On the one hand, it is affirmed that man is able to discover God’s existence from examining His works in nature, because “since the creation of the world His invisible attributes are clearly seen, being understood by the things that are made, even His eternal power and Godhead” (Romans 1:20). There is not a word in this text about faith. Indeed, how can one believe in what is “clearly seen”?

On the other hand, it is equally attested that “he who comes to God must believe that He is” (Hebrews 11:6). Faith, not reason, is affirmed here. However, if faith in God’s existence is necessary, how am I to have faith in what I already know? How is it possible to know and believe in the same thing?

Since both things are affirmed in Holy Scripture, however, one suspects what we have here is a mystery, not a just a philosophical dilemma.

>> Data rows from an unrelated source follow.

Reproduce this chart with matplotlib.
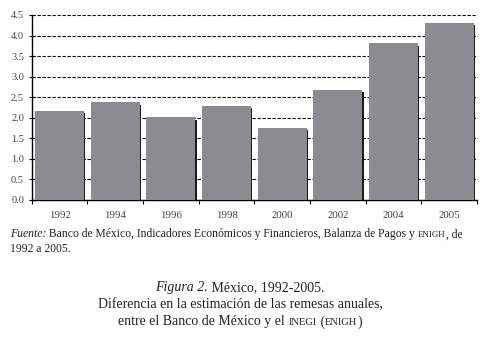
import matplotlib
matplotlib.use("Agg")
import matplotlib.pyplot as plt
from matplotlib.offsetbox import TextArea, HPacker, VPacker, AnchoredOffsetbox
import numpy as np

years = ["1992", "1994", "1996", "1998", "2000", "2002", "2004", "2005"]
values = [2.17, 2.38, 2.01, 2.29, 1.75, 2.68, 3.81, 4.31]
yticks = [0.0, 0.5, 1.0, 1.5, 2.0, 2.5, 3.0, 3.5, 4.0, 4.5]

SERIF = "Liberation Serif"
plt.rcParams["font.family"] = SERIF

fig = plt.figure(figsize=(4.8, 3.4), dpi=100)
ax = fig.add_axes([0.066, 0.412, 0.928, 0.544])

x = np.arange(len(years))
w = 0.88
ax.bar(x + 0.025, np.array(values) - 0.06, width=w, color="#1a1a1a", zorder=2)
ax.bar(x, values, width=w, color="#8c8c90", zorder=3)

ax.set_xlim(-0.5, len(years) - 0.5)
ax.set_ylim(0, 4.5)
ax.set_yticks(yticks)
ax.set_yticklabels([f"{v:.1f}" for v in yticks])
ax.yaxis.grid(True, linestyle=(0, (3, 1.5)), color="black", linewidth=0.8, zorder=1)
ax.set_axisbelow(True)
for s in ["top", "right"]:
    ax.spines[s].set_visible(False)
ax.spines["left"].set_linewidth(1.0)
ax.spines["bottom"].set_linewidth(1.0)
ax.set_xticks(x)
ax.set_xticklabels(years)
ax.set_xticks(np.arange(-0.5, len(years)), minor=True)
ax.tick_params(axis="x", which="major", length=0, pad=8, labelsize=7.8)
ax.tick_params(axis="x", which="minor", length=3, direction="out", width=0.8)
ax.tick_params(axis="y", which="major", length=5, direction="inout", width=0.8, labelsize=7.5, pad=3)
for t in ax.get_yticklabels() + ax.get_xticklabels():
    t.set_color("#444444")
ax.tick_params(axis="both", color="black")

fs = 8.4
sc = 6.4
def ta(s, size=fs, style="normal"):
    return TextArea(s, textprops=dict(fontsize=size, fontstyle=style, family=SERIF, color="#222222"))

line1 = HPacker(children=[ta("Fuente:", style="italic"),
                          ta(" Banco de México, Indicadores Económicos y Financieros, Balanza de Pagos y "),
                          ta("ENIGH", size=sc), ta(", de")],
                align="baseline", pad=0, sep=0)
line2 = HPacker(children=[ta("1992 a 2005.")], align="baseline", pad=0, sep=0)
src = VPacker(children=[line1, line2], align="left", pad=0, sep=2)
ab = AnchoredOffsetbox(loc="upper left", child=src, bbox_to_anchor=(0.021, 0.328),
                       bbox_transform=fig.transFigure, frameon=False, pad=0, borderpad=0)
fig.add_artist(ab)

cfs = 10.0
csc = 7.6
c1 = HPacker(children=[ta("Figura 2.", size=cfs, style="italic"), ta(" México, 1992-2005.", size=cfs)],
             align="baseline", pad=0, sep=0)
c2 = HPacker(children=[ta("Diferencia en la estimación de las remesas anuales,", size=cfs)],
             align="baseline", pad=0, sep=0)
c3 = HPacker(children=[ta("entre el Banco de México y el ", size=cfs), ta("INEGI", size=csc),
                       ta(" (", size=cfs), ta("ENIGH", size=csc), ta(")", size=cfs)],
             align="baseline", pad=0, sep=0)
cap = VPacker(children=[c1, c2, c3], align="center", pad=0, sep=3)
ab2 = AnchoredOffsetbox(loc="upper center", child=cap, bbox_to_anchor=(0.5, 0.174),
                        bbox_transform=fig.transFigure, frameon=False, pad=0, borderpad=0)
fig.add_artist(ab2)

fig.savefig("out.png", dpi=100, facecolor="white")
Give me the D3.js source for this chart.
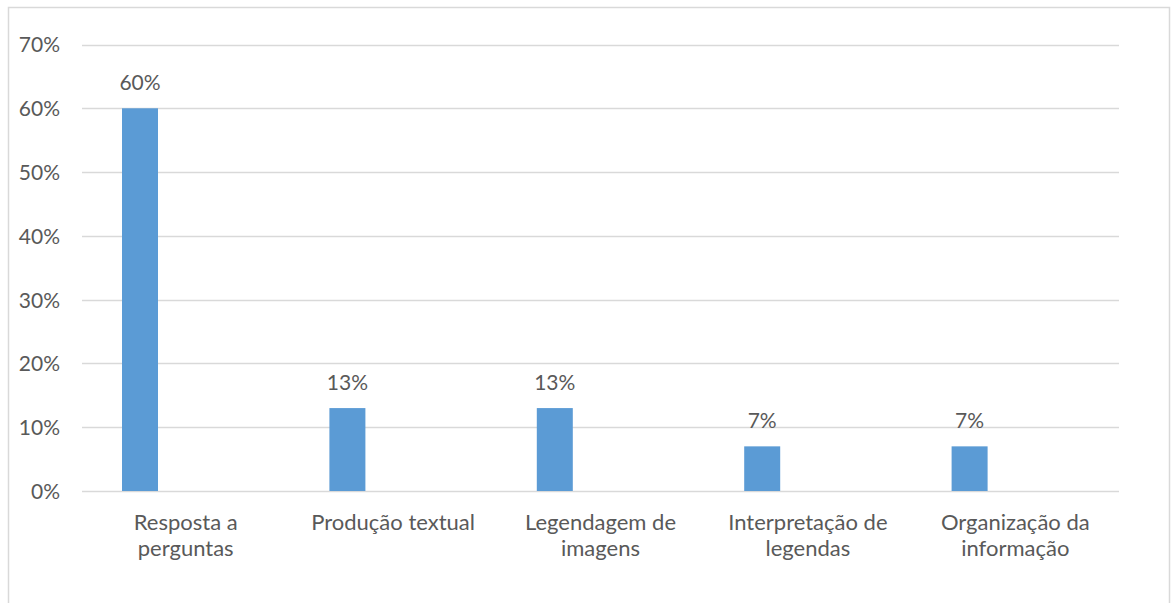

Saint Bonaventure approaches this problem by concentrating on the special sense of “knowing” when this verb refers to God as an object. When a thinker arrives at the inference “God” at the end of a logical argument, he does not know God as he knows some other object of his rational perception. He does not perceive God as he perceives, for instance, the Principle of Non-Contradiction or the theorems of mathematics. God does not give form to his intellect in the same way that his intellect is informed by rational truths. God remains God and therefore inaccessible to the mind’s comprehension.

Bonaventure writes,

Someone who believes that God is one and is the Creator of all, if he should begin to know this same fact (ipsum idem) from arguments of rational necessity, does not for this reason stop believing; likewise, if someone should already know this, the arrival of faith does not remove the knowledge of it. Our experience testifies to this.

With regard to reason’s knowledge of God’s existence, Bonaventure says, “the light and certitude of this knowledge is not such that, having it, the light of faith is superfluous; indeed, it is necessary with it.” Therefore, he concludes that, in the case of God, knowing and believing “are compatible, simultaneously and in the same respect” (On the Sentences 3.24.2,3).